My wife Alex likes to rename animals she comes across. As was the case with my two cats Tom and Ginger. They were a product of my previous relationship, so I thought maybe that’s why she renamed them. In fact, after hearing that Tom and Ginger were now and forever Bubba and Sugarpuff, an old friend of mine said “now that’s a power move!” But I came to find out it’s just a thing she does.

Being a man and all, I had a hard time with the name Sugarpuff at first, but after a while I’d find myself talking about my cat Sugarpuff to the manliest of men. Alex said she named her that because she was as light as a puff of sugar. And Bubba because he got along with everyone. She was right on both counts.

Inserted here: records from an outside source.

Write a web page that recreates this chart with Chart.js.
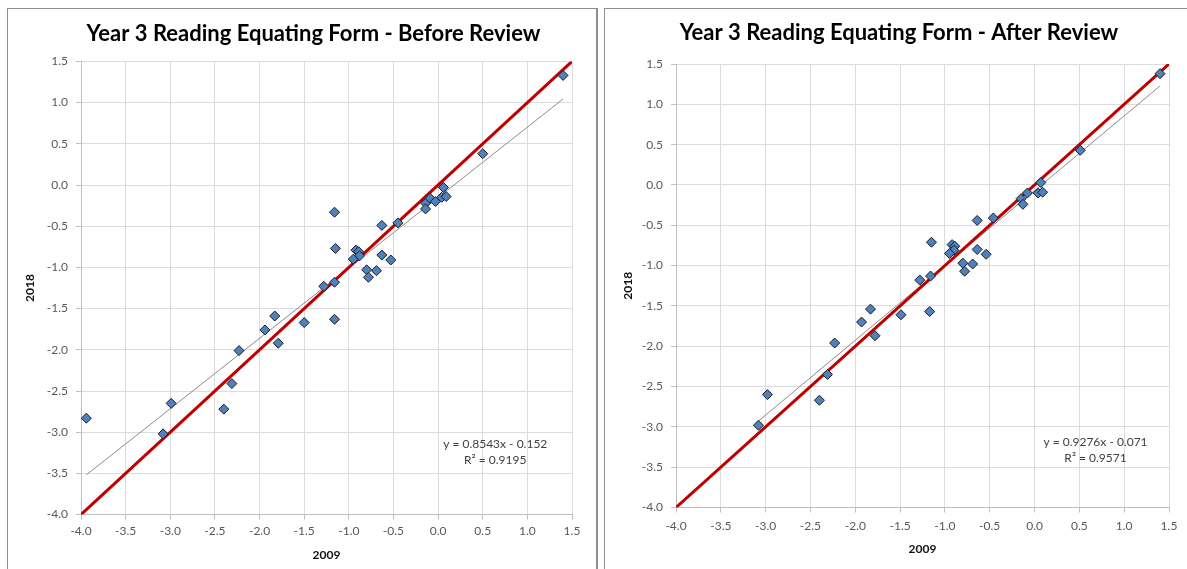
<!DOCTYPE html>
<html>
<head>
<meta charset="utf-8">
<title>Year 3 Reading Equating Form</title>
<script src="https://cdn.jsdelivr.net/npm/chart.js@4.4.1/dist/chart.umd.min.js"></script>
<style>
  html, body { margin: 0; padding: 0; background: #fff; overflow: hidden; }
  body { width: 1187px; height: 569px; position: relative; }
  .panel { position: absolute; box-sizing: border-box; border: 1px solid #8e8e8e; background: #fff; }
  #panelBefore { left: 7px; top: 8px; width: 591px; height: 700px; border-right-width: 2px; }
  #panelAfter { left: 604px; top: 8px; width: 700px; height: 700px; }
  canvas { position: absolute; z-index: 1; }
  #chartBefore { left: 8px; top: 10px; }
  #chartAfter { left: 605px; top: 10px; }
</style>
</head>
<body>
<div class="panel" id="panelBefore"></div>
<div class="panel" id="panelAfter"></div>
<canvas id="chartBefore" width="586" height="559"></canvas>
<canvas id="chartAfter" width="582" height="559"></canvas>
<script>
// axis range shared by both charts
const axisMin = -4.0
const axisMax = 1.5
const axisStep = 0.5

// before review: 2009 vs 2018 item values
const beforeX = [1.40, 0.50, -1.16, -1.15, -0.63, -0.45, -0.92, -0.89, -0.88, -0.95, -0.63, -0.53,
  -0.80, -0.69, -0.78, -1.28, -1.16, -0.14, -0.14, -0.09, -0.03, 0.04, 0.06, 0.09,
  -3.94, -3.08, -2.99, -2.40, -2.31, -2.23, -1.94, -1.83, -1.79, -1.50, -1.16]
const beforeY = [1.33, 0.38, -0.33, -0.77, -0.49, -0.46, -0.79, -0.81, -0.86, -0.90, -0.85, -0.91,
  -1.03, -1.04, -1.12, -1.23, -1.18, -0.22, -0.29, -0.16, -0.20, -0.15, -0.03, -0.14,
  -2.83, -3.02, -2.65, -2.72, -2.41, -2.01, -1.76, -1.59, -1.92, -1.67, -1.63]
const beforeSlope = 0.8543
const beforeIntercept = -0.152
const beforeR2 = 0.9195

// after review
const afterX = [1.40, 0.51, 0.07, 0.04, 0.09, -0.08, -0.15, -0.13, -0.64, -0.46, -1.15, -0.92,
  -0.89, -0.90, -0.95, -0.64, -0.54, -0.80, -0.69, -0.78, -1.28, -1.16,
  -1.83, -1.93, -1.49, -1.17, -1.78, -2.23, -2.31, -2.40, -2.98, -3.08]
const afterY = [1.38, 0.43, 0.03, -0.10, -0.09, -0.10, -0.17, -0.24, -0.44, -0.41, -0.71, -0.74,
  -0.76, -0.81, -0.85, -0.80, -0.86, -0.97, -0.98, -1.07, -1.18, -1.13,
  -1.54, -1.70, -1.61, -1.57, -1.87, -1.96, -2.35, -2.67, -2.60, -2.98]
const afterSlope = 0.9276
const afterIntercept = -0.071
const afterR2 = 0.9571

const FONT = 'Lato'

// chart title, drawn in the space kept free by layout.padding.top
const panelTitle = {
  id: 'panelTitle',
  afterDraw(chart, args, opts) {
    const {ctx} = chart
    ctx.save()
    ctx.font = 'bold 22px ' + FONT
    ctx.fillStyle = '#000'
    ctx.textAlign = 'center'
    ctx.textBaseline = 'middle'
    ctx.fillText(opts.text, opts.x, opts.y)
    ctx.restore()
  }
}

// trend line equation text, drawn at a data position
const eqLabel = {
  id: 'eqLabel',
  afterDatasetsDraw(chart, args, opts) {
    const {ctx, scales: {x, y}} = chart
    ctx.save()
    ctx.font = '12px ' + FONT
    ctx.fillStyle = '#404040'
    ctx.textAlign = 'center'
    ctx.textBaseline = 'middle'
    const px = x.getPixelForValue(opts.at[0])
    const py = y.getPixelForValue(opts.at[1])
    opts.lines.forEach((t, i) => ctx.fillText(t, px, py + i * 16))
    ctx.restore()
  }
}

function fmtEq(slope, intercept) {
  const sign = intercept < 0 ? ' - ' : ' + '
  return 'y = ' + slope + 'x' + sign + Math.abs(intercept)
}

function makeChart(id, title, xs, ys, slope, intercept, r2, lay) {
  const pts = xs.map((v, i) => ({x: v, y: ys[i]}))
  const x0 = Math.min(...xs), x1 = Math.max(...xs)
  const trend = [x0, x1].map(v => ({x: v, y: slope * v + intercept}))
  const identity = [axisMin, axisMax].map(v => ({x: v, y: v}))
  const tickFmt = v => (Math.abs(v) < 1e-9 ? 0 : v).toFixed(1)

  const axis = (name, extra) => Object.assign({
    type: 'linear',
    min: axisMin,
    max: axisMax,
    ticks: {stepSize: axisStep, callback: tickFmt, color: '#595959', font: {family: FONT, size: 12}},
    grid: {color: '#dcdcdc', tickColor: '#bfbfbf', tickLength: 5},
    border: {color: '#bfbfbf'},
    title: {display: true, text: name, color: '#111', font: {family: FONT, size: 12, weight: 'bold'}}
  }, extra)

  const xAxis = axis('2009', {afterFit: s => { s.height = lay.xHeight }})
  xAxis.ticks.padding = lay.xTickPad
  xAxis.title.padding = {top: 0, bottom: lay.xTitlePad}
  const yAxis = axis('2018', {afterFit: s => { s.width = lay.yWidth }})
  yAxis.ticks.padding = 8
  yAxis.title.padding = {top: lay.yTitlePad, bottom: 0}

  return new Chart(document.getElementById(id), {
    type: 'scatter',
    data: {
      datasets: [{
        data: pts,
        pointStyle: 'rectRot',
        pointRadius: 5,
        backgroundColor: '#4f81bd',
        borderColor: '#1c1c1c',
        borderWidth: 1
      }, {
        data: identity,
        showLine: true,
        pointRadius: 0,
        borderColor: '#c00000',
        borderWidth: 3
      }, {
        data: trend,
        showLine: true,
        pointRadius: 0,
        borderColor: '#8c8c8c',
        borderWidth: 1
      }]
    },
    options: {
      responsive: false,
      animation: false,
      layout: {padding: {left: 0, top: lay.plotTop, right: lay.right, bottom: 0}},
      scales: {x: xAxis, y: yAxis},
      plugins: {
        legend: {display: false},
        tooltip: {enabled: false},
        title: {display: false},
        panelTitle: {text: title, x: lay.titleX, y: lay.titleY},
        eqLabel: {at: lay.eqAt, lines: [fmtEq(slope, intercept), 'R² = ' + r2]}
      }
    },
    plugins: [panelTitle, eqLabel]
  })
}

makeChart('chartBefore', 'Year 3 Reading Equating Form - Before Review',
  beforeX, beforeY, beforeSlope, beforeIntercept, beforeR2,
  {xHeight: 54.4, xTickPad: 4, xTitlePad: 6.8, yWidth: 73, yTitlePad: 15.4, right: 22,
   plotTop: 51.4, titleX: 305.5, titleY: 24, eqAt: [0.64, -3.15]})

makeChart('chartAfter', 'Year 3 Reading Equating Form - After Review',
  afterX, afterY, afterSlope, afterIntercept, afterR2,
  {xHeight: 61.5, xTickPad: 6, xTitlePad: 12.9, yWidth: 71, yTitlePad: 16.4, right: 18,
   plotTop: 54, titleX: 294, titleY: 23, eqAt: [0.68, -3.19]})
</script>
</body>
</html>
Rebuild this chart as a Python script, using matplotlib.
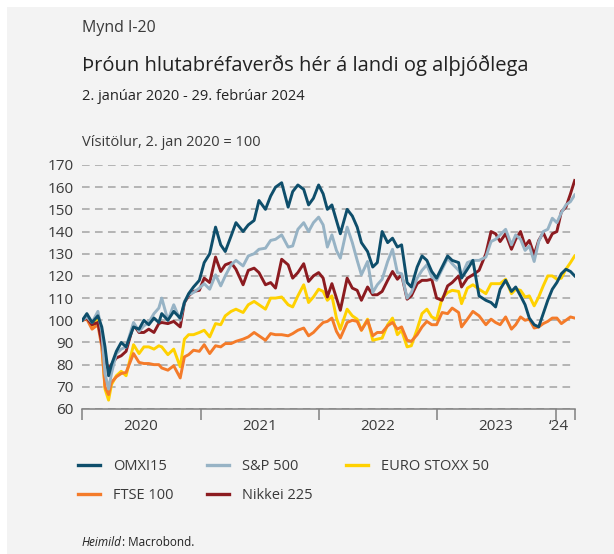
import matplotlib
matplotlib.use("Agg")
import matplotlib.pyplot as plt
from matplotlib.patches import Rectangle
from matplotlib.lines import Line2D
import pandas as pd

# semi-monthly reading points
dates = [
    "2020-01-02", "2020-01-16", "2020-02-01", "2020-02-19", "2020-03-02", "2020-03-12",
    "2020-03-23", "2020-04-01", "2020-04-16", "2020-05-01", "2020-05-16", "2020-06-08",
    "2020-06-25", "2020-07-10", "2020-07-25", "2020-08-10", "2020-08-25", "2020-09-03",
    "2020-09-22", "2020-10-10", "2020-10-30", "2020-11-12", "2020-11-25", "2020-12-10",
    "2020-12-28", "2021-01-12", "2021-01-29", "2021-02-16", "2021-03-04", "2021-03-18",
    "2021-04-05", "2021-04-20", "2021-05-12", "2021-05-28", "2021-06-15", "2021-06-30",
    "2021-07-20", "2021-08-05", "2021-08-20", "2021-09-08", "2021-09-28", "2021-10-12",
    "2021-10-28", "2021-11-15", "2021-11-30", "2021-12-15", "2021-12-31", "2022-01-14",
    "2022-01-27", "2022-02-10", "2022-02-24", "2022-03-08", "2022-03-29", "2022-04-14",
    "2022-04-29", "2022-05-12", "2022-05-31", "2022-06-16", "2022-06-30", "2022-07-15",
    "2022-08-01", "2022-08-16", "2022-08-31", "2022-09-13", "2022-09-30", "2022-10-13",
    "2022-10-31", "2022-11-15", "2022-11-30", "2022-12-15", "2022-12-30", "2023-01-16",
    "2023-02-02", "2023-02-16", "2023-03-08", "2023-03-17", "2023-04-04", "2023-04-21",
    "2023-05-10", "2023-05-31", "2023-06-16", "2023-06-30", "2023-07-14", "2023-07-31",
    "2023-08-18", "2023-08-31", "2023-09-15", "2023-09-29", "2023-10-12", "2023-10-27",
    "2023-11-10", "2023-11-24", "2023-12-08", "2023-12-22", "2024-01-05", "2024-01-19",
    "2024-02-02", "2024-02-16", "2024-02-29",
]

omxi15 = [
    100, 103, 99, 102, 97, 88, 75, 80, 86, 90, 88, 97,
    96, 100, 98, 101, 99, 103, 100, 104, 101, 108, 112, 115,
    118, 126, 130, 142, 134, 131, 138, 144, 140, 143, 145, 154,
    150, 156, 160, 162, 151, 158, 161, 159, 152, 155, 161, 157,
    150, 152, 145, 139, 150, 147, 142, 135, 131, 124, 126, 140,
    135, 137, 133, 134, 117, 115, 124, 129, 127, 122, 119, 124,
    129, 127, 126, 119, 123, 127, 111, 109, 108, 106, 114, 118,
    113, 115, 111, 107, 101, 98, 97, 103, 109, 114, 117, 121,
    123, 122, 120,
]

sp500 = [
    100, 101.5, 99, 104, 95, 76, 69, 76, 85, 87, 88, 99,
    95, 97.5, 99, 103, 105.5, 110, 100, 107, 100, 108.5, 111.5, 112.5,
    114.5, 116.5, 114, 120.5, 115.5, 120, 125, 127, 124.5, 129, 130, 132,
    132.5, 136, 136.5, 138.5, 133, 133.5, 141, 144, 140, 144, 146.5, 143,
    133, 138.5, 131.5, 128, 142, 135, 127, 120.5, 126.5, 112.5, 116, 118.5,
    126.5, 132, 121.5, 121, 110, 112.5, 119, 122.5, 125, 119.5, 118, 123,
    128, 125.5, 122.5, 120, 126, 127, 127, 128.5, 135.5, 136.5, 138.5, 141,
    134, 138.5, 136.5, 131.5, 133.5, 126.5, 135.5, 140, 141, 146, 144, 148.5,
    152, 153.5, 156.5,
]

eurostoxx50 = [
    100, 101, 97, 102, 89, 69, 64, 71, 75, 77, 75, 89,
    85, 88, 88, 87, 88.5, 88, 84.5, 87, 79, 91.5, 93.5, 93.5,
    94.5, 95.5, 92.5, 98.5, 98, 102, 104, 105, 103.5, 107, 108.5, 107,
    105, 110, 110, 110.5, 107, 106, 111, 116, 108, 110.5, 114, 113,
    109, 111, 101, 96, 105, 102, 100.5, 95.5, 100.5, 91, 91.5, 92,
    98, 101, 93.5, 95.5, 88, 88.5, 96, 103, 105, 101.5, 100.5, 110,
    112.5, 113.5, 113, 107.5, 114.5, 116, 114, 112, 116.5, 116.5, 116.5, 118.5,
    112, 114, 113.5, 110.5, 111, 106.5, 110.5, 115.5, 120, 120, 118.5, 119,
    123, 126, 129,
]

ftse100 = [
    100, 100.5, 96, 98, 88, 70, 66.5, 72, 74.5, 76, 76.5, 85,
    81, 80.5, 80.5, 80, 80, 78.5, 77.5, 79.5, 74, 83.5, 84.5, 86.5,
    86, 89, 85, 88.5, 88, 89.5, 89.5, 90.5, 91.5, 92.5, 94.5, 93,
    91, 94, 93.5, 93.5, 93, 94, 95.5, 96.5, 93, 94.5, 97, 99,
    99.5, 101, 95, 92, 99, 100, 99.5, 95.5, 100, 93, 94.5, 94.5,
    97.5, 99, 96, 97, 91, 90.5, 93.5, 97, 99.5, 98, 98, 103.5,
    103, 105.5, 103.5, 97, 100.5, 104, 102, 98, 100.5, 99, 98, 101.5,
    96, 98, 101.5, 100, 100.5, 96.5, 97, 98.5, 99.5, 101, 101, 98.5,
    100, 101.5, 101,
]

nikkei225 = [
    100, 101, 98, 99, 90, 82, 78, 80, 83, 84, 86, 98,
    94.5, 94.5, 96, 94.5, 98.5, 99, 98.5, 99.5, 97, 108, 111, 113,
    113.5, 119, 117, 128.5, 122, 125, 126, 123, 116, 122.5, 123.5, 121.5,
    116, 117, 114.5, 127.5, 125, 119, 121.5, 125.5, 117.5, 120, 121.5, 119,
    110.5, 116.5, 110, 104.5, 119, 114.5, 113.5, 109, 115, 111.5, 111.5, 113,
    118, 122, 118.5, 120.5, 109.5, 111, 116.5, 118, 118, 118.5, 110, 109,
    115.5, 117, 120, 115, 119, 120.5, 122.5, 130, 140, 139, 135.5, 139,
    132, 136.5, 140, 133.5, 136, 129.5, 136, 139.5, 135, 139, 140, 149,
    151, 157, 163,
]

series = [
    ("EURO STOXX 50", eurostoxx50, "#ffd100"),
    ("FTSE 100", ftse100, "#f47b2a"),
    ("Nikkei 225", nikkei225, "#8c1b20"),
    ("S&P 500", sp500, "#97b3c5"),
    ("OMXI15", omxi15, "#0e4e6b"),
]
legend_order = ["OMXI15", "FTSE 100", "S&P 500", "Nikkei 225", "EURO STOXX 50"]

year_ticks = ["2020-01-01", "2021-01-01", "2022-01-01", "2023-01-01", "2024-01-01", "2024-03-01"]
year_label_pos = ["2020-07-01", "2021-07-01", "2022-07-01", "2023-07-01", "2024-01-12"]
year_labels = ["2020", "2021", "2022", "2023", "\u201824"]

bg = "#f3f3f3"
txt = "#3a3a3a"
plt.rcParams["font.family"] = ["Open Sans", "DejaVu Sans"]

W, H = 614, 554
fig = plt.figure(figsize=(W / 100, H / 100), dpi=100, facecolor="white")
fig.patches.append(Rectangle((7 / W, 0), 1, 1 - 7 / H, transform=fig.transFigure,
                             facecolor=bg, edgecolor="none", zorder=-10))

ax = fig.add_axes([82 / W, 1 - 409 / H, (575 - 82) / W, (409 - 165) / H])
ax.set_facecolor("none")

x = pd.to_datetime(dates)
colors = {}
for name, vals, col in series:
    ax.plot(x, vals, color=col, lw=2.1, solid_joinstyle="round")
    colors[name] = col

ax.set_xlim(pd.Timestamp("2020-01-01"), pd.Timestamp("2024-03-01"))
ax.set_ylim(60, 170)
ax.set_yticks(range(60, 171, 10))
ax.yaxis.grid(True, linestyle=(0, (5, 3.5)), color="#a3a3a3", lw=1.1)
ax.set_axisbelow(True)
ax.tick_params(axis="y", length=0, pad=6, labelsize=11, labelcolor=txt)

ax.set_xticks(pd.to_datetime(year_ticks))
ax.set_xticklabels([""] * len(year_ticks))
ax.tick_params(axis="x", which="major", length=8, width=1.1, color="#808080")
ax.set_xticks(pd.to_datetime(year_label_pos), minor=True)
ax.set_xticklabels(year_labels, minor=True)
ax.tick_params(axis="x", which="minor", length=0, pad=7, labelsize=11, labelcolor=txt)

for s in ["left", "top", "right"]:
    ax.spines[s].set_visible(False)
ax.spines["bottom"].set_color("#808080")
ax.spines["bottom"].set_linewidth(1.1)

fig.text(82 / W, 1 - 28 / H, "Mynd I-20", fontsize=11.5, color=txt, va="center")
fig.text(82 / W, 1 - 66 / H, "Þróun hlutabréfaverðs hér á landi og alþjóðlega",
         fontsize=14.5, color="#222222", va="center")
fig.text(82 / W, 1 - 96 / H, "2. janúar 2020 - 29. febrúar 2024", fontsize=10.5,
         color="#222222", va="center")
fig.text(82 / W, 1 - 143 / H, "Vísitölur, 2. jan 2020 = 100", fontsize=10.5,
         color=txt, va="center")

handles = [Line2D([], [], color=colors[n], lw=2.4) for n in legend_order]
fig.legend(handles, legend_order, loc="upper left", bbox_to_anchor=(78 / W, 1 - 459 / H),
           ncol=3, frameon=False, fontsize=10.5, handlelength=1.5, handletextpad=0.9,
           columnspacing=2.3, labelspacing=0.95, borderpad=0, borderaxespad=0,
           labelcolor=txt)

t1 = fig.text(82 / W, 1 - 542 / H, "Heimild", fontsize=8.5, style="italic",
              color="#222222", va="center")
fig.canvas.draw()
bb = t1.get_window_extent()
fig.text(bb.x1 / W, 1 - 542 / H, ": Macrobond.", fontsize=8.5, color="#222222", va="center")

fig.savefig("out.png", dpi=100, facecolor=fig.get_facecolor())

She’s very intuitive about the names she gives. There are two horses we pass along the road that she dubbed Pokey and Friend. Pokey is kind of polka-dotted, so that’s obvious, but he’s also kind of slow and pathetic looking. Friend, we found out only later, hangs out next to Pokey rain or shine. Even if we learn their real names, to us, they will always be Pokey and Friend.

Another day we stopped to take a picture of a gray horse with a white streak down his face.  He galloped up to us like a dog who hadn’t seen his owner for a week. He nuzzled Alex’s neck as she turned toward me and I snapped away. As we left, the horse looked at us like “don’t go.” This horse definitely had a spark in his eyes, which is probably why Alex called him that. We found out later his real name was just two letters off of what Alex had rechristened him: Sparky was really Spooky.

She has also been known to rename a human or two. I’m surprised she hasn’t renamed me after all this time together. But then again, maybe that’s a good thing. She has called me “Stinky” more than once… Let’s hope that one doesn’t take.